On the go: The creation of a statements season could cause “significant difficulties, additional and unnecessary costs, and adverse implications” for schemes and administrators if a route of a common valuation date is chosen, the Pensions Administration Standards Association has warned.
Pensions Expert reported in August that the Department for Work and Pensions is looking at options to develop the ‘statements season’ proposed in its recent, simpler annual benefit statements consultation, in a bid to standardise and simplify these documents.
A paper published on Thursday by the industry body’s Benefit Statements Working Group explained that there are two potential approaches to harmonise the publication of these documents.
This could be achieved by introducing a common publication date for all schemes, which means all benefit statements, no matter what their valuation date is, are published at the same time; or by introducing a common valuation date, so all benefit statements are produced at the same specific time.
The paper stated that the second option would be “far more complex to implement than the first”, since introducing a common valuation date would “create a serious capacity crunch, which could impact on the delivery of services in other areas”, alongside with “additional expense, which would ultimately fall upon members in many cases as the costs would be passed on as an administrative expense”.
PASA’s working group also noted that it is difficult “to see what benefit the single valuation date would give to members, which would outweigh these disadvantages”.

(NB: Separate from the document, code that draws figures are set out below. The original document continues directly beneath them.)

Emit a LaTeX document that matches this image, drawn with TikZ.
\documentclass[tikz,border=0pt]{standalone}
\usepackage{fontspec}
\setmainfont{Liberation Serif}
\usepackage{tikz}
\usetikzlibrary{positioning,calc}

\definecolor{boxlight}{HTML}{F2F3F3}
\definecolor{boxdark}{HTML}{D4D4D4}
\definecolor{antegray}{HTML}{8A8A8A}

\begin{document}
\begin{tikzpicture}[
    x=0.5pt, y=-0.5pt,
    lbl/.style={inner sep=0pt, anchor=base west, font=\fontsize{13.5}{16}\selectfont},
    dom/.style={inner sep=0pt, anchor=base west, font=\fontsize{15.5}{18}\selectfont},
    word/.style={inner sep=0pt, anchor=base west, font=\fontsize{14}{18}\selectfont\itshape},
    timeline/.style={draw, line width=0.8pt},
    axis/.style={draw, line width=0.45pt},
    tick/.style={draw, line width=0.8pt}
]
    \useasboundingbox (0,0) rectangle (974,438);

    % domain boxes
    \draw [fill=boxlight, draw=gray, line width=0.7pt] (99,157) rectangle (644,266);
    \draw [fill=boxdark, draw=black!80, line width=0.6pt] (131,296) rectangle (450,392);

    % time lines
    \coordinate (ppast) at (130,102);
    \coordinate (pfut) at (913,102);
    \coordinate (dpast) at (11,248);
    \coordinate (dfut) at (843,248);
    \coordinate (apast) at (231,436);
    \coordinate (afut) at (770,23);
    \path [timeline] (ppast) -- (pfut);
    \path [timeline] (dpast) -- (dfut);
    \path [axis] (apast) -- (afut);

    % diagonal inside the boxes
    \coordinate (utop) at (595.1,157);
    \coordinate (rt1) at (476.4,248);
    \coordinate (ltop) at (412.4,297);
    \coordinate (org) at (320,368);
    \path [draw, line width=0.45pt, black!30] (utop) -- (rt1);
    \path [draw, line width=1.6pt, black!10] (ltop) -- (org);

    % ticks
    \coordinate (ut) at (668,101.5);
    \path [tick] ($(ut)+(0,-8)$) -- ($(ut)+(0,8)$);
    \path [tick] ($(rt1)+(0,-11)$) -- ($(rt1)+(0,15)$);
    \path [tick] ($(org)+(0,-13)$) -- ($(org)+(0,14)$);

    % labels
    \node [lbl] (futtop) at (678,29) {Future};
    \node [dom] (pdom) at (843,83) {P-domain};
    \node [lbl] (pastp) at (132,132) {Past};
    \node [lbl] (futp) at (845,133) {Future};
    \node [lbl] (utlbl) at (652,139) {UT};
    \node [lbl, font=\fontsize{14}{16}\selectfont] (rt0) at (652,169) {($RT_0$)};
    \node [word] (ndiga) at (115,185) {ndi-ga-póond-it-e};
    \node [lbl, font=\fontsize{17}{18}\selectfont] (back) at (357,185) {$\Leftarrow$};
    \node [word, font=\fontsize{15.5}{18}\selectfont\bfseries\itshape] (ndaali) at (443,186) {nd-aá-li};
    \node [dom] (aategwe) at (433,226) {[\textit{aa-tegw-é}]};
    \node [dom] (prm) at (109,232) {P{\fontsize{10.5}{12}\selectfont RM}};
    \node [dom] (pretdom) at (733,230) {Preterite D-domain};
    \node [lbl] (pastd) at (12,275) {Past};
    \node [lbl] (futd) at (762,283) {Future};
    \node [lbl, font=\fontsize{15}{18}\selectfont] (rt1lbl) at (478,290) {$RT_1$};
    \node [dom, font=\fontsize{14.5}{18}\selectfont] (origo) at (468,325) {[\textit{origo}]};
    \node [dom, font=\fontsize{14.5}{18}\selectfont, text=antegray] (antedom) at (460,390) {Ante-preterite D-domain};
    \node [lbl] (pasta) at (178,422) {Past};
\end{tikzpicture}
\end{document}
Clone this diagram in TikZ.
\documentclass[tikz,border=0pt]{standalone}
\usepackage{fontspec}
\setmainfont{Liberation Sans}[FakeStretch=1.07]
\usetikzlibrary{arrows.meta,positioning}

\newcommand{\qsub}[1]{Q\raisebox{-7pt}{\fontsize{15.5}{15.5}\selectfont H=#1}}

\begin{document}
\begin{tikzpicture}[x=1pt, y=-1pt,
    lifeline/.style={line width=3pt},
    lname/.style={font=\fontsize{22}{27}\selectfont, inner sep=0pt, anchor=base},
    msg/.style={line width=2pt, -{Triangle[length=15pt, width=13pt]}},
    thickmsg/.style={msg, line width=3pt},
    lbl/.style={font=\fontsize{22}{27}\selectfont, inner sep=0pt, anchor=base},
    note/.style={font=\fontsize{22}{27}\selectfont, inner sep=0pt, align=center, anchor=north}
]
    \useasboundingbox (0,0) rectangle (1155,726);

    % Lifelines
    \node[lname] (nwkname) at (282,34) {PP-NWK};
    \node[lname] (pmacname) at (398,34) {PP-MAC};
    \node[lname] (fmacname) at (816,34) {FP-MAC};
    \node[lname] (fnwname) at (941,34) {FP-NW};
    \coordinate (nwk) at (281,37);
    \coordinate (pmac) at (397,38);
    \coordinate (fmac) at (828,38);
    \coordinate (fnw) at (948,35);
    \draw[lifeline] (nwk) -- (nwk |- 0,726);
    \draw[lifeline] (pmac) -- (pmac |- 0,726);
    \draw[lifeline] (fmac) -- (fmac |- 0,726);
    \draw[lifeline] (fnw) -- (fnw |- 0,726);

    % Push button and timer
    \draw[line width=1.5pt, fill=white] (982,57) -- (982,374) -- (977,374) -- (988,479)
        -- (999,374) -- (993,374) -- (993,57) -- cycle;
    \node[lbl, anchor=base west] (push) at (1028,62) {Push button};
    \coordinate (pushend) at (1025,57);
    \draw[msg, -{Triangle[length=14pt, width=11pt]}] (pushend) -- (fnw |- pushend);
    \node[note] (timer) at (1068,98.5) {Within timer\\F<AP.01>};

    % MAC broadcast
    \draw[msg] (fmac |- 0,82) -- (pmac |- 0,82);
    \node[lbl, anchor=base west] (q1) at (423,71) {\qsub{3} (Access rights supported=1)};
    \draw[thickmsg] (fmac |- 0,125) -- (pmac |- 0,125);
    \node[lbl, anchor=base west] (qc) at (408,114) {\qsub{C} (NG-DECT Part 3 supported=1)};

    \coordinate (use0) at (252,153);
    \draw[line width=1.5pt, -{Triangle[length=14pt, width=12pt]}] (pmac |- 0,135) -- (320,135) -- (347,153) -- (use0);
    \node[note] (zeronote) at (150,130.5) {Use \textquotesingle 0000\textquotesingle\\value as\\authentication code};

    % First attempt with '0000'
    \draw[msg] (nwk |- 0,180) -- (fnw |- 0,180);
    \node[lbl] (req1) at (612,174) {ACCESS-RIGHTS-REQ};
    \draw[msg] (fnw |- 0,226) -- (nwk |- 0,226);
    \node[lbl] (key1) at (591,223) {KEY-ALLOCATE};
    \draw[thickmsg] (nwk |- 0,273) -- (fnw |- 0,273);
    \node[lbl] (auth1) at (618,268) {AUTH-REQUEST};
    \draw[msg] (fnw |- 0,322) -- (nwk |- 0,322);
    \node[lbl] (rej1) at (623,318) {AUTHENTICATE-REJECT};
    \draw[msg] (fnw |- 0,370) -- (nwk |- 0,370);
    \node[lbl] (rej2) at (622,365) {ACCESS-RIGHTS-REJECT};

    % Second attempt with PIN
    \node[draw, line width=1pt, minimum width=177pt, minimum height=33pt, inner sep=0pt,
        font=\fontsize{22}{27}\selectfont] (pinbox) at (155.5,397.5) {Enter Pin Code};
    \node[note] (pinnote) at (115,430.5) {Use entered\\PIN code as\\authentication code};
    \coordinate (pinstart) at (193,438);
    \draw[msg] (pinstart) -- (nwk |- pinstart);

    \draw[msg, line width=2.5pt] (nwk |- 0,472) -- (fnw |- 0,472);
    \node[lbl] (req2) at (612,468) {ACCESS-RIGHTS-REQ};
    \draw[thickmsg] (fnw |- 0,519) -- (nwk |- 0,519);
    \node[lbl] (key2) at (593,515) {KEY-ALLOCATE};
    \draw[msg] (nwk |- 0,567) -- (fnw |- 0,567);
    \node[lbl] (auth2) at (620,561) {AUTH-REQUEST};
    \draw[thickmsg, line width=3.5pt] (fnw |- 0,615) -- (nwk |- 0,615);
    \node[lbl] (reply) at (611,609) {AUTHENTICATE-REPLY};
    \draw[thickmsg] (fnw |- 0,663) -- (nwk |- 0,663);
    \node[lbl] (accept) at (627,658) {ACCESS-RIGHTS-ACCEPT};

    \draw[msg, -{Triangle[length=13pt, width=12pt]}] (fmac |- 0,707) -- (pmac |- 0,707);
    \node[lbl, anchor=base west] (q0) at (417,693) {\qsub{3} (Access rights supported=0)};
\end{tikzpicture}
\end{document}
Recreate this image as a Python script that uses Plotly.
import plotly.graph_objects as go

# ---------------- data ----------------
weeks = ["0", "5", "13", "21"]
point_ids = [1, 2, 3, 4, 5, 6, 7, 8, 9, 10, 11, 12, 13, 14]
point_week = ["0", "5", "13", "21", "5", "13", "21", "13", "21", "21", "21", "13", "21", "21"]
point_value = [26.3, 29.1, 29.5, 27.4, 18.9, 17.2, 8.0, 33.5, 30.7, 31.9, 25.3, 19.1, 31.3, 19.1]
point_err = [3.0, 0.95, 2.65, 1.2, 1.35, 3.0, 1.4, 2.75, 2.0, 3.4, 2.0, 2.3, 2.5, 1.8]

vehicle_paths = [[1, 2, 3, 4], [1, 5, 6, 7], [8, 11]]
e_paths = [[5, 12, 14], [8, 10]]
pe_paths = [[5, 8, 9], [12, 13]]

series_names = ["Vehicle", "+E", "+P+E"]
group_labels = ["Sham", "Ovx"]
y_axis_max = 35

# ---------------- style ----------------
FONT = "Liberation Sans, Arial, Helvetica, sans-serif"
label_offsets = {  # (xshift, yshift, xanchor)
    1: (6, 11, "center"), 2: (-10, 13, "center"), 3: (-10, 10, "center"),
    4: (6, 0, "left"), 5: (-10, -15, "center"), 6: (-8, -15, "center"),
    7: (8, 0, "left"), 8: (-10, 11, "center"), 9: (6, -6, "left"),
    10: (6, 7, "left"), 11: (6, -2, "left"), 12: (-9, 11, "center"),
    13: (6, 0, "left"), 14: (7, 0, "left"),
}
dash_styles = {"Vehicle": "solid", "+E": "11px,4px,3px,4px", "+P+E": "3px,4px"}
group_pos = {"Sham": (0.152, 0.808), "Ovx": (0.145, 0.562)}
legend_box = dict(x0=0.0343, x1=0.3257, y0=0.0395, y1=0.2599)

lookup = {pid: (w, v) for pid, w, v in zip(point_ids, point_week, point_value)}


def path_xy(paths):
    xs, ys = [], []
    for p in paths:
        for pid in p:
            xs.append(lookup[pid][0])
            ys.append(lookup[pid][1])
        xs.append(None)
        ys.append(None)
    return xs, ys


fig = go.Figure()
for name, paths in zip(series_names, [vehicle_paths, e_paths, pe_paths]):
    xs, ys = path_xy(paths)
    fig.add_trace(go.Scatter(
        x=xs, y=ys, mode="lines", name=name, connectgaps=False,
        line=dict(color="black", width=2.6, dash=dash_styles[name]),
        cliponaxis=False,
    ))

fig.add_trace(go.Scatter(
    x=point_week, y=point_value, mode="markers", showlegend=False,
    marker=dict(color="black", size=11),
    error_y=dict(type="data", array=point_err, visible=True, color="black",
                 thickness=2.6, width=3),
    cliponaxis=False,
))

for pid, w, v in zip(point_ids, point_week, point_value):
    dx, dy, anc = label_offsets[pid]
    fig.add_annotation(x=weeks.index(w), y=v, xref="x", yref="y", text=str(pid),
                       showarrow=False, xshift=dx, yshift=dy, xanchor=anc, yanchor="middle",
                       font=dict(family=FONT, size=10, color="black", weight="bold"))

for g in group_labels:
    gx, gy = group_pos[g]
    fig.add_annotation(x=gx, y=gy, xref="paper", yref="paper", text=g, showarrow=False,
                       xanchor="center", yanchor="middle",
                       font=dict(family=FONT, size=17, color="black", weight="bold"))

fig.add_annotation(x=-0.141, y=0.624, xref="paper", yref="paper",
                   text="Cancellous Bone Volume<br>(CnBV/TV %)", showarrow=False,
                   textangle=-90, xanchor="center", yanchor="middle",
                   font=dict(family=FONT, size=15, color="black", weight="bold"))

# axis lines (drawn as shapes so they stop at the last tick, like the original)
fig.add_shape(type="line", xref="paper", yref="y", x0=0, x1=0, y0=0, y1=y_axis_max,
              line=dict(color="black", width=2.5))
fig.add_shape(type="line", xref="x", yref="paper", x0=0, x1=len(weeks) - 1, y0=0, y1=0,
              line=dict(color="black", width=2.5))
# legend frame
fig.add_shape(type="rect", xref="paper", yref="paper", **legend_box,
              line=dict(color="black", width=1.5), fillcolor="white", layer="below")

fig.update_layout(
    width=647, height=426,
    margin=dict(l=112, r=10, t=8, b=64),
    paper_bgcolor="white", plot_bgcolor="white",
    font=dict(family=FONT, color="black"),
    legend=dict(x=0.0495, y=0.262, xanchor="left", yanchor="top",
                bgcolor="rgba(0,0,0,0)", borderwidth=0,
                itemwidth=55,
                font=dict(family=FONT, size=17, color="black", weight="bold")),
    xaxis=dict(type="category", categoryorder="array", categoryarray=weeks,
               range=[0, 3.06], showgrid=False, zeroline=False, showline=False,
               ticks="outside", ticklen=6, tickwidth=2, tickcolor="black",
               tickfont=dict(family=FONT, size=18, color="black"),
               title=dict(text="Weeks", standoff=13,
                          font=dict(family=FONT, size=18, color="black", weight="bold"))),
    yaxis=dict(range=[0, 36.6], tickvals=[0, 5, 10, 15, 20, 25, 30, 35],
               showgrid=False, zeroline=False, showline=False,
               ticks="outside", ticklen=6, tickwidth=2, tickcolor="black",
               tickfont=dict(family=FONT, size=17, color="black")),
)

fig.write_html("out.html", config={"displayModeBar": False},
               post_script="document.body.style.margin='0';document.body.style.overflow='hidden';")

“All benefit statements are out of date when they’re received in any event. It’s the receipt of all benefit statements at the same date which creates the statements season, rather than the comparison of benefits across various schemes at the exact same valuation date,” the paper stated.
While preferring a common publication date, since it is likely administrators could manage this across their schemes, the industry body warned that sufficient time to plan and resource such a change will be needed.
“For example, a realistic target date for bringing in the statements season might be 2024 rather than 2023 given the lead-in time required,” it stated.
Annual statements publication dates are currently spread across a 12-month period, allowing third-party administrators to spread workloads during the year.
This means there is “sufficient capacity in the system to complete the necessary checks, liaise with actuaries to obtain the underlying financial information, deal with any queries, undertake printing, and issue the statements to members,” the paper stated.
However, if publication dates fall due at the same time for all schemes, work would need to happen in a very short window, which is very likely to “put significant pressure on administration teams and create resource issues”, the working group warned.
“Schemes and administrators may encounter significant difficulties, additional and unnecessary costs, and adverse implications in the form of delay and/or obstacles to the achievement of other policy objectives if the proposal focuses on achieving a common valuation date for the benefit statements,” it said.
Helen Ball, chair of the PASA working group and a partner at Sackers, noted that the industry body supports the “concept of a statements season and believes the potential benefits are clear”.
“However, the idea of common publication and valuation dates need careful consideration. A common valuation date would be unnecessarily cumbersome and not deliver much in the way of ultimate benefit,” she argued.
“It’s important for a statements season to work alongside technological enhancements, such as dashboards, to ensure longevity. Access solutions – such as web, post, email – also need careful review,” she added.
“Ultimately, if all of the information is available online throughout the year, the requirement of a statements season naturally falls away over time and any related legislation should take this into account at the outset.”